**GOAL OF THE EXERCISE**
Working from the top of the listing below, retype each line through the line containing "1.65, 5.31, 7.00];", both included, with no pictures.
* * * * *
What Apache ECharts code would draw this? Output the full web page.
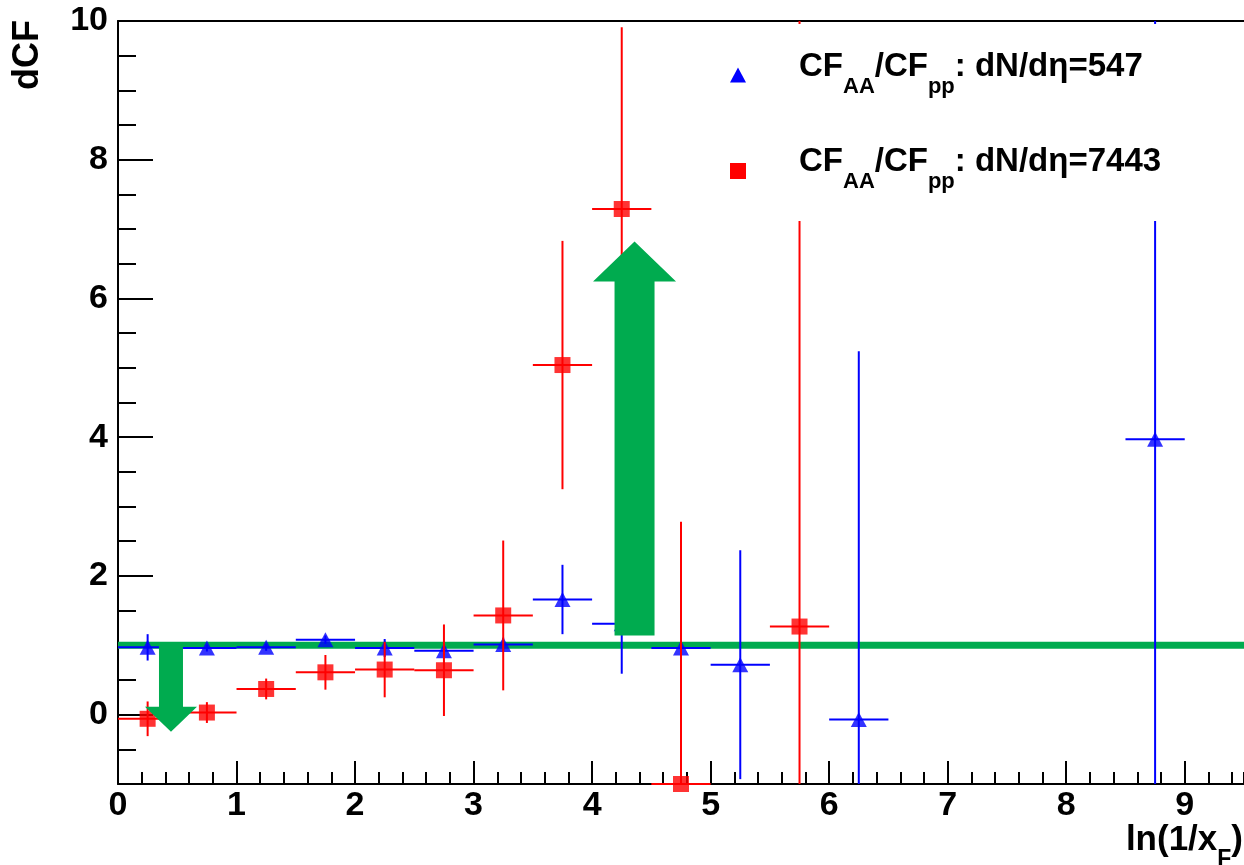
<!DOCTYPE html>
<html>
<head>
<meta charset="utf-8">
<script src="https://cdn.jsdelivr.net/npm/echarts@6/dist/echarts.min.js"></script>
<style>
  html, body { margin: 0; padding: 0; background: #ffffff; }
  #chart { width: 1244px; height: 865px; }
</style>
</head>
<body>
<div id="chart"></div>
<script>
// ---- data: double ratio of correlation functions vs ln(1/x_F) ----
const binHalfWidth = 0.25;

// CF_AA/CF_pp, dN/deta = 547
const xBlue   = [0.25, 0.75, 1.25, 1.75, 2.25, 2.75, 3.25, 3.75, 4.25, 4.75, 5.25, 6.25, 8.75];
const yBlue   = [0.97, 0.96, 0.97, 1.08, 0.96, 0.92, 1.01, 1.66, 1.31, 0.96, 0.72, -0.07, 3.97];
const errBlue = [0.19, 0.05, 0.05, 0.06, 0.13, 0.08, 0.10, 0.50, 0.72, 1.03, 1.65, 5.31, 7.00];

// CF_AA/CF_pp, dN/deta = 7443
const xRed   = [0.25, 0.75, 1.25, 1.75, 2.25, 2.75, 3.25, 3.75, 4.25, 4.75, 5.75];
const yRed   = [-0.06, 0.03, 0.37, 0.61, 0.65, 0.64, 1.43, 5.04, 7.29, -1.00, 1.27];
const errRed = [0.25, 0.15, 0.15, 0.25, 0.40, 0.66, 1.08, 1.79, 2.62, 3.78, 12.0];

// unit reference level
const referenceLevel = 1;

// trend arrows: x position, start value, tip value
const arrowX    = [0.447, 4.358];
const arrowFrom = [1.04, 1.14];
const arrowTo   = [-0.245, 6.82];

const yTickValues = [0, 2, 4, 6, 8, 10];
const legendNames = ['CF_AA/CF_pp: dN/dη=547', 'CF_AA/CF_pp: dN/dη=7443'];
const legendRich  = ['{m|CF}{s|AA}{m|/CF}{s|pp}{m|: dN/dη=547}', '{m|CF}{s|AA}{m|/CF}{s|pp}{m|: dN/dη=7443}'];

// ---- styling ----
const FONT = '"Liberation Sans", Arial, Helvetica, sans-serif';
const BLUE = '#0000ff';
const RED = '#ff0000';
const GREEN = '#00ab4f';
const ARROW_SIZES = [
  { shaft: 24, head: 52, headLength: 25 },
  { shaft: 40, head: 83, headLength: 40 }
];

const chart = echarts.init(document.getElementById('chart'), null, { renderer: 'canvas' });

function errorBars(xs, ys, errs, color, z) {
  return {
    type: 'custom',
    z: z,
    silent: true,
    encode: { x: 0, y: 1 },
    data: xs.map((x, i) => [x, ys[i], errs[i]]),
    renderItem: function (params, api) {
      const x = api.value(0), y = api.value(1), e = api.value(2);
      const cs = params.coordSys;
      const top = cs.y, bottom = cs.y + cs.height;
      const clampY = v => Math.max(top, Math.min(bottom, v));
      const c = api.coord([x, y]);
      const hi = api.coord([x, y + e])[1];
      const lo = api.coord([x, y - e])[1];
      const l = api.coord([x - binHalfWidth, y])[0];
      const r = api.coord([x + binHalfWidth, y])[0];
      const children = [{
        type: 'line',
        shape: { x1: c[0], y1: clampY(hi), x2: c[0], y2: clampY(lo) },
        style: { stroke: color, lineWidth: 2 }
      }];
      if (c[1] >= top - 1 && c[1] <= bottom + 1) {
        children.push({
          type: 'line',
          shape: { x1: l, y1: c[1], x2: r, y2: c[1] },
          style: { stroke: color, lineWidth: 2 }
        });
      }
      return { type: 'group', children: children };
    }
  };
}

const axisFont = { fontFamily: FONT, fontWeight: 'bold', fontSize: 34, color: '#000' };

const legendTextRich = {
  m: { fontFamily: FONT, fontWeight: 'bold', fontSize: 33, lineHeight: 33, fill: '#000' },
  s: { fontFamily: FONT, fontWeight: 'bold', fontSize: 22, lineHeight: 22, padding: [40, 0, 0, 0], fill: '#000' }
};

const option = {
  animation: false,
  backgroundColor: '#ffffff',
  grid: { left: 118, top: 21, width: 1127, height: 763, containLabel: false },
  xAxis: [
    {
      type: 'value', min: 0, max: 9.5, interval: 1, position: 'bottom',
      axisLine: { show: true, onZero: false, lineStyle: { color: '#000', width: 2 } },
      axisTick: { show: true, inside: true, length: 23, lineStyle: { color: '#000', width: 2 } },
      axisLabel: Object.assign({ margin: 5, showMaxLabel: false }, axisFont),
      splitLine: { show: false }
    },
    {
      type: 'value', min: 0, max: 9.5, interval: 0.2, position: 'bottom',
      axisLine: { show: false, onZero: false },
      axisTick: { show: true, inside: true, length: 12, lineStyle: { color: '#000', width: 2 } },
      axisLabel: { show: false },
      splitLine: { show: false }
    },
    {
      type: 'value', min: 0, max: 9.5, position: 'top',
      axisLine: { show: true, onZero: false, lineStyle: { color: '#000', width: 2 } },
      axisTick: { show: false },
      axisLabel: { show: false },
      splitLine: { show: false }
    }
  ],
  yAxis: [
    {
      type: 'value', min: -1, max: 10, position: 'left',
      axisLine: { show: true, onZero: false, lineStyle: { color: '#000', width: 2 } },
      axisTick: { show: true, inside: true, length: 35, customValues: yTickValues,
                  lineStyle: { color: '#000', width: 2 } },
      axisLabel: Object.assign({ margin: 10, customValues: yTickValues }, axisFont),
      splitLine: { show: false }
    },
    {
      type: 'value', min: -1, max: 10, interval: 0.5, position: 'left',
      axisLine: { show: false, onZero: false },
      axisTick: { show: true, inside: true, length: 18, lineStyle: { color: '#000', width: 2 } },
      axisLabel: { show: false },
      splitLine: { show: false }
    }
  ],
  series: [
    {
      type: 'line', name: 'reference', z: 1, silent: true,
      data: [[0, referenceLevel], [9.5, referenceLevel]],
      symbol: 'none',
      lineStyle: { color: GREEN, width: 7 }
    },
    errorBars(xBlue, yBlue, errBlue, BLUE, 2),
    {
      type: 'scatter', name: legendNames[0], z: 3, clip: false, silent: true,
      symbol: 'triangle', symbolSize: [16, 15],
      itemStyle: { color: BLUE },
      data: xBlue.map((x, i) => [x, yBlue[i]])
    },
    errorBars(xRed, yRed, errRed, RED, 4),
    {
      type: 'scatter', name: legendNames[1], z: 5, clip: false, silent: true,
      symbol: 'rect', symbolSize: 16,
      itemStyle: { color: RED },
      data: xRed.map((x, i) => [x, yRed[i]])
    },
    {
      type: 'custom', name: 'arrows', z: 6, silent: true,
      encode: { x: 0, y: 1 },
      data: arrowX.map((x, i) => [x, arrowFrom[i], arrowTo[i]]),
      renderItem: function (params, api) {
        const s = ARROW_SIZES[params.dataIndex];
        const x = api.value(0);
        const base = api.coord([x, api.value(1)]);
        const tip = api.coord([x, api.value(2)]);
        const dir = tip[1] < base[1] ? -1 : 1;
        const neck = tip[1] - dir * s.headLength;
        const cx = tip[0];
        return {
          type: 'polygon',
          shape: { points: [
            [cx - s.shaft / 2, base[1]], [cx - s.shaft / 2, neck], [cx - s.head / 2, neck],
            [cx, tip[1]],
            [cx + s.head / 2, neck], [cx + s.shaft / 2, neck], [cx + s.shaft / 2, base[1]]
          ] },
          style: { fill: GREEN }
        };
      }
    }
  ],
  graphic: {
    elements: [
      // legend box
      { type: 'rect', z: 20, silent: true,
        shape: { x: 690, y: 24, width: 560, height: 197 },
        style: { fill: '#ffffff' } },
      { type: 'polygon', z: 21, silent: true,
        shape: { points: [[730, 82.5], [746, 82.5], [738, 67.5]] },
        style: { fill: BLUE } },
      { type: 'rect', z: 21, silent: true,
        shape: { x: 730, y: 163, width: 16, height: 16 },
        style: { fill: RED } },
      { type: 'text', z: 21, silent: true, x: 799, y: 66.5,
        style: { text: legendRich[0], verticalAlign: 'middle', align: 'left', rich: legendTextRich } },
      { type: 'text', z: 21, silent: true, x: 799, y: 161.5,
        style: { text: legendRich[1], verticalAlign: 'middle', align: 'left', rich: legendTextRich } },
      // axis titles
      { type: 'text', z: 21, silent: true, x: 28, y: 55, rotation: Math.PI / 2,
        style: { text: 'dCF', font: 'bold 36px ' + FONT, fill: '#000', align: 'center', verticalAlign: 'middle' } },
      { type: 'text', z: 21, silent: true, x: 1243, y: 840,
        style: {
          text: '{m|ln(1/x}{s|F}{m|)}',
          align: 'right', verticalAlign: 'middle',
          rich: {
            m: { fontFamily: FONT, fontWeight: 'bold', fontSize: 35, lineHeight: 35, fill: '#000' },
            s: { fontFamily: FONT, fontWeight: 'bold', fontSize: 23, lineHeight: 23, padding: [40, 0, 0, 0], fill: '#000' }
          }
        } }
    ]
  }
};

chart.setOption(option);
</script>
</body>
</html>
* * * * *
**THE ANSWER**
What Apache ECharts code would draw this? Output the full web page.
<!DOCTYPE html>
<html>
<head>
<meta charset="utf-8">
<script src="https://cdn.jsdelivr.net/npm/echarts@6/dist/echarts.min.js"></script>
<style>
  html, body { margin: 0; padding: 0; background: #ffffff; }
  #chart { width: 1244px; height: 865px; }
</style>
</head>
<body>
<div id="chart"></div>
<script>
// ---- data: double ratio of correlation functions vs ln(1/x_F) ----
const binHalfWidth = 0.25;

// CF_AA/CF_pp, dN/deta = 547
const xBlue   = [0.25, 0.75, 1.25, 1.75, 2.25, 2.75, 3.25, 3.75, 4.25, 4.75, 5.25, 6.25, 8.75];
const yBlue   = [0.97, 0.96, 0.97, 1.08, 0.96, 0.92, 1.01, 1.66, 1.31, 0.96, 0.72, -0.07, 3.97];
const errBlue = [0.19, 0.05, 0.05, 0.06, 0.13, 0.08, 0.10, 0.50, 0.72, 1.03, 1.65, 5.31, 7.00];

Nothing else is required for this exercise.